Introduction
This article introduces the new device-side h.264/Advanced Video Coding (AVC) motion estimation extensions for OpenCL* available in the implementation for Intel Processor Graphics GPUs. The video motion estimation (VME) hardware has been accessible for many years as part of the Intel® Media SDK video codecs, and via built-in functions invoked from the host. The new cl_intel_device_side_avc_motion_estimation extension (available in Linux driver SRB4) provides a fine-grained interface to access the hardware supported AVC VME functionality from kernels.
VME access with Intel extensions to the OpenCL* standard was previously described in :
Motion Estimation Overview
Motion estimation is the process of searching for a set of many local (block level) translations best matching temporal differences between one frame and another. Without hardware acceleration this search can be expensive. Accessing hardware acceleration of this operation can open up new ways of thinking about many algorithms.
For 6th Generation Core/Skylake processors the Compute Architecture of Intel® Processor Graphics Gen9 guide provides more hardware details. As a quick overview:
Motion search is one of the core operations of many modern codecs. It also has many other applications. For video processing it can be used in filters such as video stabilization and frame interpolation. It can also be a helpful pre-processor for encode, with useful information about motion complexity, where motion is occurring in the frame, etc.
From a computer vision perspective, the motion vectors could be useful as a base for algorithms based on optical flow.
Currently available Intel® Processor Graphics GPU hardware only supports AVC/H.264 motion estimation. HEVC/H.265 motion estimation is significantly more complex. However, this does not necessarily mean that AVC motion estimation is only relevant to AVC. The choices returned from VME for the simpler AVC motion direction search can be used to narrow the search space for a second pass/more detailed search where needed.
The device-side interface
Previous implementations have focused on builtin functions called from the host. The device-side implementation requires kernel code for several phases of setup:
1. General initialization (intel_sub_group_avc_ime_initialize)
2. Operation configuration (including inter and intra costs and other properties where needed)
(from vme_basic.cl)
intel_sub_group_avc_ime_payload_t payload =
intel_sub_group_avc_ime_initialize( srcCoord, partition_mask, sad_adjustment);
payload = intel_sub_group_avc_ime_set_single_reference(
refCoord, CLK_AVC_ME_SEARCH_WINDOW_EXHAUSTIVE_INTEL, payload);
ulong cost_center = 0;
uint2 packed_cost_table = intel_sub_group_avc_mce_get_default_medium_penalty_cost_table();
uchar search_cost_precision = CLK_AVC_ME_COST_PRECISION_QPEL_INTEL;
payload = intel_sub_group_avc_ime_set_motion_vector_cost_function( cost_center, packed_cost_table, search_cost_precision, payload );
There is then an evaluation phase (intel_sub_group_avc_ime_evaluate*).

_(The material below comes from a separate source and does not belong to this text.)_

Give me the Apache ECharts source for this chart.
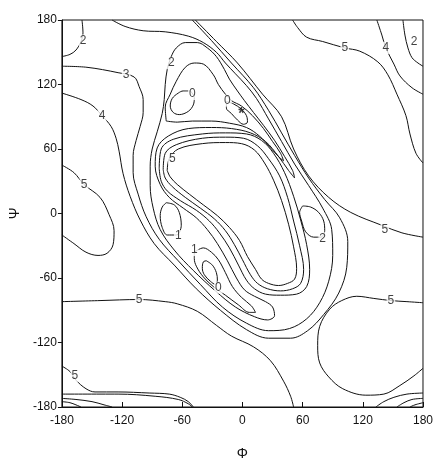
<!DOCTYPE html>
<html>
<head>
<meta charset="utf-8">
<script src="https://cdn.jsdelivr.net/npm/echarts@6/dist/echarts.min.js"></script>
<style>
html,body{margin:0;padding:0;background:#fff;}
#chart{width:436px;height:466px;}
</style>
</head>
<body>
<div id="chart"></div>
<script>
// Axis ticks
const phiTicks = [-180, -120, -60, 0, 60, 120, 180];
const psiTicks = [-180, -120, -60, 0, 60, 120, 180];

// Contour lines, each as [phi, psi] points
const c5a = [[-47,180],[-26,160],[-5,140],[20,111],[39,90],[51,60],[66,35],[86,15],[108,1],[139,-11],[159,-18],[180,-22]];
const c5b = [[180,47],[173,56],[167,74],[163,91],[154,111],[145,129],[135,141],[117,151],[102,154],[80,160],[64,164],[55,173],[50,180]];
const c5c = [[-180,45],[-168,38],[-158,27],[-142,15],[-133,-1],[-128,-16],[-129,-29],[-135,-37],[-144,-39],[-156,-36],[-168,-28],[-180,-20]];
const c5d = [[-180,-82],[-142,-81],[-103,-80],[-77,-82],[-65,-84],[-45,-91],[-26,-104],[-11,-114],[11,-124],[28,-137],[41,-156],[48,-170],[51,-180]];
const c5e = [[180,-83],[164,-82],[148,-81],[131,-79],[114,-77],[99,-81],[87,-89],[77,-105],[75,-123],[77,-139],[86,-152],[100,-163],[123,-169],[141,-168],[157,-160],[171,-151],[180,-144]];
const c5f = [[-180,-142],[-172,-147],[-166,-155],[-156,-163],[-147,-166],[-124,-166],[-93,-167],[-73,-168],[-62,-171],[-54,-175],[-49,-180]];

const c4a = [[-180,112],[-161,106],[-149,100],[-140,91],[-131,81],[-126,70],[-123,58],[-119,37],[-112,16],[-102,-6],[-88,-28],[-68,-48],[-46,-70],[-22,-90],[4,-108],[26,-116],[48,-116],[65,-109],[81,-94],[96,-74],[104,-50],[105,-26],[97,-4],[82,13],[66,33],[52,54],[39,75],[26,96],[11,117],[-11,140],[-31,161],[-50,180]];
const c4b = [[134,180],[139,166],[143,154],[151,139],[157,128],[169,117],[180,111]];
const c4c = [[-180,-168],[-124,-168],[-87,-170],[-64,-173],[-54,-177],[-50,-180]];
const c4d = [[133,-180],[141,-175],[151,-171],[164,-168],[180,-167]];

const c3a = [[-180,137],[-155,136],[-124,131],[-108,127],[-103,118],[-99,106],[-99,94],[-102,81],[-106,68],[-109,54],[-109,38],[-104,18],[-96,-3],[-83,-24],[-64,-44],[-42,-66],[-20,-87],[4,-102],[26,-109],[47,-107],[64,-98],[77,-83],[86,-63],[90,-39],[89,-15],[80,5],[66,26],[52,46],[39,67],[26,88],[14,107],[4,119],[-7,130],[-17,140],[-26,150],[-39,159],[-54,165],[-77,169],[-99,170],[-117,174],[-130,180]];
const c3b = [[-180,-172],[-166,-173],[-150,-175],[-138,-178],[-130,-180]];
const c3c = [[154,-180],[161,-176],[169,-173],[180,-172]];

const c2a = [[-160,180],[-159,168],[-161,160],[-166,152],[-172,148],[-180,146]];
const c2b = [[-180,-175],[-172,-176],[-166,-178],[-161,-180]];
const c2c = [[167,-180],[172,-178],[180,-176]];
const c2d = [[160,180],[162,166],[165,154],[169,145],[175,140],[180,137]];
const c2Basin = [[52,33],[50,40],[42,53],[32,68],[21,82],[11,94],[2,105],[-5,114],[-13,125],[-18,134],[-26,146],[-35,154],[-45,159],[-57,159],[-66,154],[-71,146],[-75,134],[-77,120],[-78,106],[-80,93],[-85,76],[-90,60],[-92,44],[-92,26],[-89,5],[-82,-15],[-68,-34],[-49,-53],[-27,-72],[-7,-87],[12,-96],[25,-99],[32,-95],[30,-87],[23,-82],[12,-77],[2,-71],[-6,-60],[-15,-44],[-25,-28],[-35,-15],[-46,-4],[-59,5],[-73,15],[-82,27],[-87,44],[-85,61],[-74,72],[-54,79],[-31,80],[-11,79],[8,75],[23,67],[36,53],[46,40],[52,33]];
const c2Right = [[60,7],[68,6],[76,1],[81,-7],[82,-16],[78,-22],[71,-22],[63,-17],[59,-7],[57,1],[60,7]];

const ring3 = [[-83,42],[-81,60],[-69,69],[-40,74],[-17,75],[4,74],[19,68],[31,56],[42,38],[51,16],[58,-6],[64,-29],[67,-52],[64,-68],[54,-75],[38,-76],[23,-75],[12,-70],[4,-62],[-4,-48],[-13,-32],[-23,-18],[-33,-7],[-46,3],[-62,12],[-75,21],[-81,30],[-83,42]];
const ring4 = [[-79,41],[-77,56],[-66,64],[-40,70],[-17,71],[1,70],[15,63],[26,51],[37,35],[45,15],[51,-7],[57,-30],[61,-52],[58,-65],[50,-70],[38,-72],[25,-70],[15,-65],[8,-57],[0,-43],[-8,-29],[-17,-16],[-28,-5],[-42,5],[-57,15],[-70,25],[-77,33],[-79,41]];
const ring5 = [[-75,40],[-73,51],[-64,60],[-40,65],[-17,66],[-1,65],[12,59],[22,47],[31,31],[39,12],[46,-10],[51,-31],[54,-51],[52,-61],[45,-65],[36,-67],[26,-65],[19,-61],[13,-52],[5,-40],[-3,-25],[-13,-13],[-25,-2],[-39,8],[-53,18],[-65,27],[-72,34],[-75,40]];

const c1Upper = [[-76,86],[-77,99],[-72,111],[-66,123],[-57,136],[-48,140],[-39,139],[-29,129],[-24,120],[-17,111],[-11,105],[-1,100],[10,91],[21,79],[30,67],[38,56],[41,49],[37,52],[28,61],[17,72],[4,80],[-13,84],[-31,86],[-50,86],[-65,85],[-76,86]];
const c1Left = [[-76,10],[-68,8],[-63,1],[-61,-11],[-66,-20],[-75,-20],[-80,-13],[-82,-2],[-80,6],[-76,10]];
const c1Lower = [[-48,-36],[-39,-32],[-31,-36],[-24,-43],[-17,-55],[-10,-68],[-1,-78],[9,-86],[13,-92],[7,-92],[-4,-85],[-17,-76],[-29,-68],[-39,-59],[-46,-49],[-48,-42],[-48,-36]];

const c0Upper = [[-52,114],[-48,108],[-49,101],[-54,95],[-63,92],[-69,94],[-72,100],[-70,107],[-64,112],[-59,114],[-52,114]];
const c0Star = [[-16,104],[-9,102],[-1,97],[4,91],[5,85],[1,83],[-5,87],[-11,93],[-16,98],[-16,104]];
const c0Lower = [[-36,-44],[-30,-48],[-26,-55],[-25,-62],[-27,-66],[-32,-63],[-38,-57],[-40,-51],[-39,-45],[-36,-44]];

// Contour labels
const labelText = ['2','3','4','0','2','0','5','4','2','5','5','1','1','0','2','5','5','5','5'];
const labelPos  = [[-159,161],[-116,129],[-140,91],[-50,111],[-71,140],[-15,105],[102,154],[143,154],[171,160],[-70,51],[-158,27],[-64,-21],[-48,-34],[-24,-69],[80,-23],[142,-15],[-103,-80],[148,-81],[-167,-151]];
const starPos = [[-1,92]];

const contours = [c5a,c5b,c5c,c5d,c5e,c5f,c4a,c4b,c4c,c4d,c3a,c3b,c3c,c2a,c2b,c2c,c2d,c2Basin,c2Right,ring3,ring4,ring5,c1Upper,c1Left,c1Lower,c0Upper,c0Star,c0Lower];

const chart = echarts.init(document.getElementById('chart'));
const FONT = '"Liberation Sans", Arial, sans-serif';

const series = contours.map(function (pts) {
  return {
    type: 'line', data: pts, showSymbol: false, symbol: 'none',
    smooth: 0.35, clip: true,
    lineStyle: { color: '#111', width: 1 }, silent: true, z: 2
  };
});
series.push({
  type: 'scatter', symbolSize: 0, z: 5, silent: true,
  data: labelPos.map(function (p, i) { return { name: labelText[i], value: p }; }),
  label: {
    show: true, position: 'inside', formatter: '{b}', color: '#111',
    fontFamily: FONT, fontSize: 12, backgroundColor: '#fff', padding: [0, 1]
  }
});
series.push({
  type: 'scatter', symbolSize: 0, z: 5, silent: true,
  data: starPos.map(function (p) { return { name: '*', value: p }; }),
  label: { show: true, position: 'inside', formatter: '{b}', color: '#111', fontFamily: FONT, fontSize: 16, fontWeight: 'bold' }
});

chart.setOption({
  animation: false,
  backgroundColor: '#fff',
  grid: { left: 39.5, right: 8.5, top: 20, bottom: 54.3, show: true, borderColor: '#111', borderWidth: 1 },
  xAxis: {
    type: 'value', min: -180, max: 180, interval: 60,
    name: '\u03A6', nameLocation: 'middle', nameGap: 40,
    nameTextStyle: { fontFamily: FONT, fontSize: 14, color: '#111' },
    axisLine: { show: true, onZero: false, lineStyle: { color: '#111' } },
    axisTick: { show: true, inside: true, length: 5, lineStyle: { color: '#111' } },
    axisLabel: { fontFamily: FONT, fontSize: 12, color: '#111', margin: 8,
      formatter: function (v) { return phiTicks.indexOf(v) >= 0 ? String(v) : ''; } },
    splitLine: { show: false }
  },
  yAxis: {
    type: 'value', min: -180, max: 180, interval: 60,
    name: '\u03A8', nameLocation: 'middle', nameGap: 27, nameRotate: 90,
    nameTextStyle: { fontFamily: FONT, fontSize: 14, color: '#111' },
    axisLine: { show: true, onZero: false, lineStyle: { color: '#111' } },
    axisTick: { show: true, inside: false, length: 4, lineStyle: { color: '#111' } },
    axisLabel: { fontFamily: FONT, fontSize: 12, color: '#111', margin: 5,
      formatter: function (v) { return psiTicks.indexOf(v) >= 0 ? String(v) : ''; } },
    splitLine: { show: false }
  },
  series: series
});
</script>
</body>
</html>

After this results can be extracted with the intel_sub_group_avc_ime_get* functions.
intel_sub_group_avc_ime_result_t result =
intel_sub_group_avc_ime_evaluate_with_single_reference(
srcImg, refImg, vme_samp, payload );
// Process Results
long mvs = intel_sub_group_avc_ime_get_motion_vectors( result );
ushort sads = intel_sub_group_avc_ime_get_inter_distortions( result );
uchar major_shape = intel_sub_group_avc_ime_get_inter_major_shape( result );
uchar minor_shapes = intel_sub_group_avc_ime_get_inter_minor_shapes( result );
uchar2 shapes = { major_shape, minor_shapes };
uchar directions = intel_sub_group_avc_ime_get_inter_directions( result );
In the example, sub-pixel refinement of motion estimation is also implemented with similar steps:
intel_sub_group_avc_ref_payload_t payload =
intel_sub_group_avc_fme_initialize(
srcCoord, mvs, major_shape, minor_shapes,
directions, pixel_mode, sad_adjustment);
payload =
intel_sub_group_avc_ref_set_motion_vector_cost_function(
cost_center,packed_cost_table,search_cost_precision,payload );
intel_sub_group_avc_ref_result_t result =
intel_sub_group_avc_ref_evaluate_with_single_reference(
srcImg, refImg, vme_samp, payload );
mvs = intel_sub_group_avc_ref_get_motion_vectors( result );
sads = intel_sub_group_avc_ref_get_inter_distortions( result );
Expected Results
Note — only a small region of the input/output frames used below.
From the inputs (a source frame and reference/previous frame)
There is a "zoom out" motion in the test clip included with the sample. The image below shows where the major differences are located (from imagemagick comparison of source and ref image).
Output of the sample is an overlay of motion vectors as shown here. Note that most fit the radial pattern expected from zoom.
Additional outputs include AVC macroblock shape choices (shown below) and residuals.
Conclusion
Video motion estimation is a powerful feature which can enable new ways of thinking about many algorithms for video codecs and computer vision. The search for most representative motion vector, which is computationally expensive if done on CPU, can be offloaded to specialized hardware in the Intel Processor Graphics Architecture image samplers. The new device-side (called from within a kernel) interface enables more flexibility and customization while potentially avoiding some of the performance costs of host-side launch.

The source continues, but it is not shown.